INFORMACIÓN Y SENTIDO

Los datos que tenemos sobre los Reyes Magos son tan pobres en información como ricos en sentido. Sabemos que lo han dejado todo –y que no han dejado poco, pues son reyes– por seguir una estrella. Sabemos que su errancia significa que todos los bienes y placeres y dichas que se puedan tener en este mundo nada valen al lado del anhelo de lo que aún no se tiene. Oscuramente, sabemos que su viaje no termina. Vuelven cada enero, y la intuición infantil ya nos dice que entre un año y el siguiente no se detienen, sino que siguen a la estrella y que en su eterna, hechizada errancia, su tiempo perpetuo coincide cíclicamente con el tiempo lineal de nuestras breves vidas cuando pasan otra vez por nuestra ventana.

Algo así debió presentir el astrónomo y matemático de la corte de Rodolfo II de Habsburgo Johannes Kepler cuando, el diecisiete de diciembre de 1603, vio el acercamiento de Júpiter y Saturno con su telescopio y se preguntó si el evangelio se refería a eso al hablar de la estrella que guió a los Reyes Magos.

Pasan cada año por nuestra ventana.
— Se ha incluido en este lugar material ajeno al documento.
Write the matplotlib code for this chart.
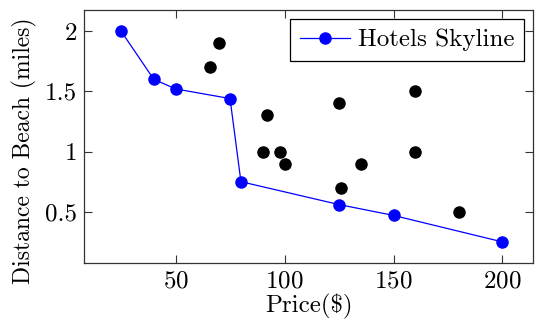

Hacen abrevar a sus monturas en el plato de agua que les dejamos en el alféizar, previendo su tránsito, marcado en nuestros calendarios por los astros, y magnánimos a fuer de reyes, nos dejan obsequios en señal de gratitud por el parco refrigerio. Oscuramente sabemos desde niños que la estrella no puede apagarse ni dejar de atraerlos, pero que tampoco podrán alcanzarla, que siempre estará a igual distancia de todo, siempre tan cerca y tan lejos de los monarcas errantes como el gran misterio, el secreto y poderoso motor de todo lo vivo.

No es ilusión tramposa ni espejismo que extravíe al espíritu con falsas promesas y lo lleve al abismo en el que caerá por mirar a lo alto –emblema de la locura fatal del hechizado–. No, en todo caso, necesariamente: si lo es, o si no lo es, no está al alcance de nadie saberlo, ni, por ende, a nuestro alcance afirmarlo. Puede que esa estrella conduzca al cumplimiento de las aspiraciones más hondas, al encuentro de los dones que todo corazón secretamente espera –regalos venidos del fondo de los tiempos, de la memoria muda de los primeros y en el fondo nunca abandonados sueños, a través del duro desierto de la existencia–, y puede, igualmente, que mienta y lleve solo a engaño o a desengaño, pero, aun si fuera mentira, sin tal mentira no sería posible ni vivir ni respirar.

Melchor, Gaspar, Baltasar, nombres mágicos, hablan de secretos e ilusiones, de sorpresas y tesoros, de dones y alegrías. Nombres de los tres monarcas del reino de los deseos, el más hermoso y terrible de los reinos de la noche: reyes legendarios, se duerme para soñarlos, se vela para atraparlos, y tal vez el subconsciente los espera toda la vida sin que uno mismo lo sepa.